This is the key question, it seems to me, but I'm still slightly unsure exactly what "this kind of business" she's engaging in, or alleged to be engaging in.
There's no question, is there, that she operates a property company and makes a significant income from buying and selling property. For many here on Urban (including me) the fact that the SNP had such a person as their business spokesperson would in itself seriously call into question any claims to be pro-working class, but I'm not sure that the Scottish electorate would necessarily take the same view.

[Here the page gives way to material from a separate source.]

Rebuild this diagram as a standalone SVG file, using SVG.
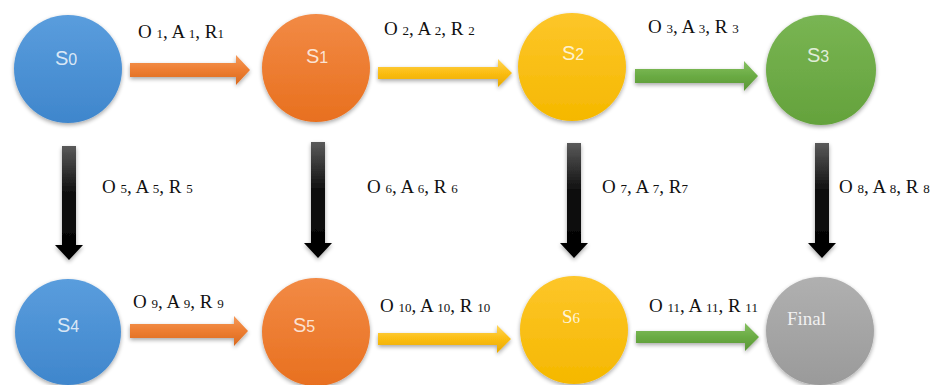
<svg xmlns="http://www.w3.org/2000/svg" width="948" height="385" viewBox="0 0 948 385">
<style>
.lbl{font-family:"Liberation Serif","Times New Roman",serif;font-size:19px;fill:#111}
.sub{font-size:13px}
.nt{font-family:"Liberation Sans",Arial,sans-serif;font-size:20px;fill:#fff;fill-opacity:0.8}
.ns{font-size:16px}
.nts{font-family:"Liberation Serif","Times New Roman",serif;font-size:19px;fill:#fff;fill-opacity:0.85}
</style>
<defs>
<linearGradient id="gBlue" x1="0" y1="0" x2="0" y2="1"><stop offset="0" stop-color="#5a9ddd"/><stop offset="1" stop-color="#3f86cc"/></linearGradient>
<linearGradient id="gOrange" x1="0" y1="0" x2="0" y2="1"><stop offset="0" stop-color="#f28a45"/><stop offset="1" stop-color="#e8701f"/></linearGradient>
<linearGradient id="gYellow" x1="0" y1="0" x2="0" y2="1"><stop offset="0" stop-color="#fdc62a"/><stop offset="1" stop-color="#f5b800"/></linearGradient>
<linearGradient id="gGreen" x1="0" y1="0" x2="0" y2="1"><stop offset="0" stop-color="#79b553"/><stop offset="1" stop-color="#64a23c"/></linearGradient>
<linearGradient id="gGray" x1="0" y1="0" x2="0" y2="1"><stop offset="0" stop-color="#b0b0b0"/><stop offset="1" stop-color="#9a9a9a"/></linearGradient>
<linearGradient id="aBlack" x1="0" y1="0" x2="0" y2="1"><stop offset="0" stop-color="#5a5a5a"/><stop offset="0.4" stop-color="#111"/><stop offset="1" stop-color="#000"/></linearGradient>
<linearGradient id="aOrange" x1="0" y1="0" x2="0" y2="1"><stop offset="0" stop-color="#f59a5a"/><stop offset="0.5" stop-color="#ed7d31"/><stop offset="1" stop-color="#d96a20"/></linearGradient>
<linearGradient id="aYellow" x1="0" y1="0" x2="0" y2="1"><stop offset="0" stop-color="#ffd65a"/><stop offset="0.5" stop-color="#fbbd12"/><stop offset="1" stop-color="#e6a800"/></linearGradient>
<linearGradient id="aGreen" x1="0" y1="0" x2="0" y2="1"><stop offset="0" stop-color="#86c062"/><stop offset="0.5" stop-color="#6aab43"/><stop offset="1" stop-color="#5a9636"/></linearGradient>
<filter id="sh" x="-20%" y="-20%" width="140%" height="140%"><feGaussianBlur in="SourceAlpha" stdDeviation="2"/><feOffset dx="0" dy="1.5"/><feComponentTransfer><feFuncA type="linear" slope="0.35"/></feComponentTransfer><feMerge><feMergeNode/><feMergeNode in="SourceGraphic"/></feMerge></filter>
</defs>
<rect width="948" height="385" fill="#fff"/>

<g id="connectors">
  <g filter="url(#sh)">
  <polygon fill="url(#aOrange)" points="130,63 236,63 236,55 250,70 236,85 236,77 130,77"/>
  <polygon fill="url(#aYellow)" points="378,67 498,67 498,59 512,73 498,87 498,79 378,79"/>
  <polygon fill="url(#aGreen)" points="635,69 744,69 744,61 758,76 744,91 744,83 635,83"/>
  <polygon fill="url(#aBlack)" points="62,146 76,146 76,245 83,245 69,260 55,245 62,245"/>
  <polygon fill="url(#aBlack)" points="311,142 325,142 325,243 332,243 318,258 304,243 311,243"/>
  <polygon fill="url(#aBlack)" points="567,143 581,143 581,243 588,243 574,258 560,243 567,243"/>
  <polygon fill="url(#aBlack)" points="815,143 829,143 829,243 836,243 822,258 808,243 815,243"/>
  <polygon fill="url(#aOrange)" points="130,324 234,324 234,316 248,331 234,346 234,338 130,338"/>
  <polygon fill="url(#aYellow)" points="378,333 497,333 497,325 511,339 497,353 497,345 378,345"/>
  <polygon fill="url(#aGreen)" points="636,331 745,331 745,323 759,337 745,351 745,343 636,343"/>
  </g>
  <text class="lbl" x="138" y="38">O <tspan class="sub">1</tspan>, A <tspan class="sub">1</tspan>, R<tspan class="sub">1</tspan></text>
  <text class="lbl" x="384" y="35">O <tspan class="sub">2</tspan>, A <tspan class="sub">2</tspan>, R <tspan class="sub">2</tspan></text>
  <text class="lbl" x="648" y="33">O <tspan class="sub">3</tspan>, A <tspan class="sub">3</tspan>, R <tspan class="sub">3</tspan></text>
  <text class="lbl" x="102" y="193">O <tspan class="sub">5</tspan>, A <tspan class="sub">5</tspan>, R <tspan class="sub">5</tspan></text>
  <text class="lbl" x="367" y="193">O <tspan class="sub">6</tspan>, A <tspan class="sub">6</tspan>, R <tspan class="sub">6</tspan></text>
  <text class="lbl" x="602" y="193">O <tspan class="sub">7</tspan>, A <tspan class="sub">7</tspan>, R<tspan class="sub">7</tspan></text>
  <text class="lbl" x="839" y="193">O <tspan class="sub">8</tspan>, A <tspan class="sub">8</tspan>, R <tspan class="sub">8</tspan></text>
  <text class="lbl" x="133" y="308">O <tspan class="sub">9</tspan>, A <tspan class="sub">9</tspan>, R <tspan class="sub">9</tspan></text>
  <text class="lbl" x="380" y="312">O <tspan class="sub">10</tspan>, A <tspan class="sub">10</tspan>, R <tspan class="sub">10</tspan></text>
  <text class="lbl" x="649" y="312">O <tspan class="sub">11</tspan>, A <tspan class="sub">11</tspan>, R <tspan class="sub">11</tspan></text>
</g>

<g id="s0"><circle cx="68" cy="69" r="54" fill="url(#gBlue)" filter="url(#sh)"/><text class="nt" x="55" y="65">S<tspan class="ns">0</tspan></text></g>
<g id="s1"><circle cx="316" cy="68" r="54" fill="url(#gOrange)" filter="url(#sh)"/><text class="nt" x="306" y="63">S<tspan class="ns">1</tspan></text></g>
<g id="s2"><circle cx="572" cy="67" r="54" fill="url(#gYellow)" filter="url(#sh)"/><text class="nt" x="562" y="60">S<tspan class="ns">2</tspan></text></g>
<g id="s3"><circle cx="821" cy="70" r="55" fill="url(#gGreen)" filter="url(#sh)"/><text class="nt" x="807" y="62">S<tspan class="ns">3</tspan></text></g>
<g id="s4"><circle cx="68" cy="332" r="53" fill="url(#gBlue)" filter="url(#sh)"/><text class="nt" x="57" y="332">S<tspan class="ns">4</tspan></text></g>
<g id="s5"><circle cx="316" cy="332" r="54" fill="url(#gOrange)" filter="url(#sh)"/><text class="nt" x="293" y="332">S<tspan class="ns">5</tspan></text></g>
<g id="s6"><circle cx="574" cy="330" r="54" fill="url(#gYellow)" filter="url(#sh)"/><text class="nts" x="562" y="323">S<tspan font-size="15">6</tspan></text></g>
<g id="final"><circle cx="820" cy="331" r="54" fill="url(#gGray)" filter="url(#sh)"/><text class="nts" x="787" y="325">Final</text></g>
</svg>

Well, that's the nub of it for me. Does the SNP really want a business person who makes money this way as their business spokesperson (as she was prior to resigning the whip)? Having now looked into how cash-back mortgage deals work, I disapprove of them
even when legal.
I don't fully understand the stuff about back-to-back mortages - is it a practice which is sometimes legal, but is sometimes used to mask fraud, or is it something which is always illegal?

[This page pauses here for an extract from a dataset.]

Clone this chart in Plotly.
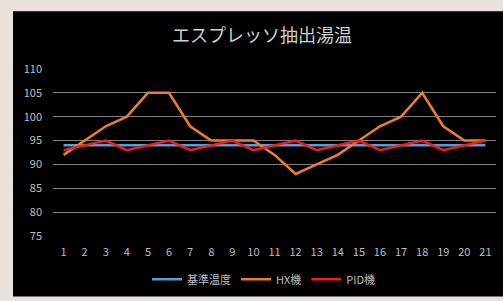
import plotly.graph_objects as go

x_labels = [str(i) for i in range(1, 22)]
base_temp = [94] * 21
hx_temp = [92, 95, 98, 100, 105, 105, 98, 95, 95, 95, 92, 88, 90, 92, 95, 98, 100, 105, 98, 95, 95]
pid_temp = [93, 94, 95, 93, 94, 95, 93, 94, 95, 93, 94, 95, 93, 94, 95, 93, 94, 95, 93, 94, 95]
y_ticks = [75, 80, 85, 90, 95, 100, 105, 110]

FONT = "Noto Sans CJK JP, sans-serif"

fig = go.Figure()
fig.add_trace(go.Scatter(x=x_labels, y=base_temp, mode="lines", name="基準温度",
                         line=dict(color="#5b9bd5", width=2.5)))
fig.add_trace(go.Scatter(x=x_labels, y=hx_temp, mode="lines", name="HX機",
                         line=dict(color="#ed7d31", width=2.5)))
fig.add_trace(go.Scatter(x=x_labels, y=pid_temp, mode="lines", name="PID機",
                         line=dict(color="#f01e1e", width=2.5)))

L, R, T, B = 53, 7, 68, 57
W, H = 503, 301
pw = W - L - R
ph = H - T - B

fig.add_shape(type="rect", xref="paper", yref="paper", layer="below",
              x0=(13 - L) / pw, x1=(W + 5 - L) / pw,
              y0=-(H + 5 - T - ph) / ph, y1=1 + (T - 9) / ph,
              fillcolor="black", line=dict(width=0))

fig.update_layout(
    width=W, height=H,
    margin=dict(l=L, r=R, t=T, b=B),
    paper_bgcolor="#e8e1dc",
    plot_bgcolor="black",
    font=dict(family=FONT, color="#bfbfbf", size=11),
    title=dict(text="エスプレッソ抽出湯温", x=262 / W, xanchor="center",
               y=1 - 36 / H, yanchor="middle", yref="container",
               font=dict(size=18, color="#d0d0d0", family=FONT)),
    showlegend=True,
    legend=dict(orientation="h", x=(264 - L) / pw, xanchor="center",
                y=-(288 - (T + ph)) / ph, yanchor="middle",
                font=dict(size=11, color="#bfbfbf"), bgcolor="rgba(0,0,0,0)",
                itemwidth=30, tracegroupgap=0),
    xaxis=dict(type="category", range=[-0.5, 20.5], showgrid=False, zeroline=False,
               showline=False, ticks="", tickfont=dict(size=11, color="#bfbfbf"),
               ticklabelstandoff=7),
    yaxis=dict(range=[74.8, 110.2], tickvals=y_ticks, showgrid=True,
               gridcolor="#7f7f7f", gridwidth=1, zeroline=False, showline=False,
               ticks="", tickfont=dict(size=11, color="#bfbfbf"),
               ticklabelstandoff=10),
)

fig.write_html("out.html", config={"displayModeBar": False},
               post_script="document.body.style.margin='0';document.body.style.overflow='hidden';")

That was my problem before reading Tickell's article - it was all pretty Byzantine, and I couldn't get to grips with it. But as I hope I successfully conveyed in my opening posts, the only person here who has been proven to have done wrong is the solicitor, Christopher Hales. What he did wrong was
not to observe the correct procedures. Those procedures are in place because certain activities
can be (but are not
necessarily) indicators of fraud. So
he should have notified the mortgage companies that the activities had taken place. He didn't, and when found out was struck off.
None of that means there was necessarily anything illegal about the transactions. Just that they
shared certain characteristics with known fraudulent activities, and therefore should have been flagged up by Hales.

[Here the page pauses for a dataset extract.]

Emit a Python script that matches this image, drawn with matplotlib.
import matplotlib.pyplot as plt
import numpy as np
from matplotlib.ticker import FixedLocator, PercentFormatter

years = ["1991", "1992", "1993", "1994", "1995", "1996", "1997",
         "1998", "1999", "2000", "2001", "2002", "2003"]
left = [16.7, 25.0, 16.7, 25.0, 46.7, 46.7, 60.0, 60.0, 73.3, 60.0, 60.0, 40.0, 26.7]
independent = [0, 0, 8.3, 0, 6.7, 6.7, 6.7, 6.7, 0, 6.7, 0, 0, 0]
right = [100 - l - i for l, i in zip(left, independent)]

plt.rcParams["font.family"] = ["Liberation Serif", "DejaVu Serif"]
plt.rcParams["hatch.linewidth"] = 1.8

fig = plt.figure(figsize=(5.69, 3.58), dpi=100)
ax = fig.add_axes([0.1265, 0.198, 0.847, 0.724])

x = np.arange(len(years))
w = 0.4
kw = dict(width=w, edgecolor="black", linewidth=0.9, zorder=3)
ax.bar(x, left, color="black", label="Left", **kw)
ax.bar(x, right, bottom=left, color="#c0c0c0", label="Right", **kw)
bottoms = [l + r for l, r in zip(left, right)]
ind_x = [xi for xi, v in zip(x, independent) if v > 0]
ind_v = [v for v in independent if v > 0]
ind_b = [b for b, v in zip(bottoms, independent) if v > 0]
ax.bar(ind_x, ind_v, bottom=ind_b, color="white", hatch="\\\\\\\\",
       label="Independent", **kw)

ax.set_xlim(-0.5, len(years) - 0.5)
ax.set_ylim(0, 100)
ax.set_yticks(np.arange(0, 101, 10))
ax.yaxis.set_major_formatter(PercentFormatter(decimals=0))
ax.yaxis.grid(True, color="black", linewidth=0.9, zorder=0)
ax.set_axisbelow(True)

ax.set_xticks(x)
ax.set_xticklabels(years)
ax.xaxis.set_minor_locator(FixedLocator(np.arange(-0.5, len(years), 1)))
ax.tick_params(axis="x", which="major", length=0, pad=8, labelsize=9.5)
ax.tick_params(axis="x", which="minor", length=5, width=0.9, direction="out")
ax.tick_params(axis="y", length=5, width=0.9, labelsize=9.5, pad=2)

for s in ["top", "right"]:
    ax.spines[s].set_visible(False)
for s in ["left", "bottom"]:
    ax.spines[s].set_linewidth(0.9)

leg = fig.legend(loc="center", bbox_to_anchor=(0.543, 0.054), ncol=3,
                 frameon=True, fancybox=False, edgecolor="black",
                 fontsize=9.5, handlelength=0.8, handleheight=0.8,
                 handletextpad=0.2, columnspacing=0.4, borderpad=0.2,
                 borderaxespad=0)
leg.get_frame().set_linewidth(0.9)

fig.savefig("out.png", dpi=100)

As the quote I provided from Tickell says "There may be a good explanation for these transactions". And as I have said repeatedly Thomson has not been charged, and may not ever be charged. But there
did have to be an investigation because these transactions
shared certain characteristics with known fraudulent activities and the correct procedures they should have triggered were not observed by Hales. Some pro-SNP voices on social media had suggested that the resultant investigation was politically motivated. Tickell correctly says they were wrong to think so.
Even if it's the former, there are still legitimate questions to be asked about whether it has been used to mask fraud in this case, and only the most blinkered SNP supporter would claim otherwise, I would have thought.
Yes, there does need to be an investigation. But for me the questions raised are about
what it says about the SNP (even if the investigation finds no further illegality).
Which was my point: if the SNP knew that this (ie perfectly legal cash-back property deals) was her business, and then made her business spokesperson, what does that say about their attitude to business? And to housing policy? If they didn't know, what does that say about their quality control?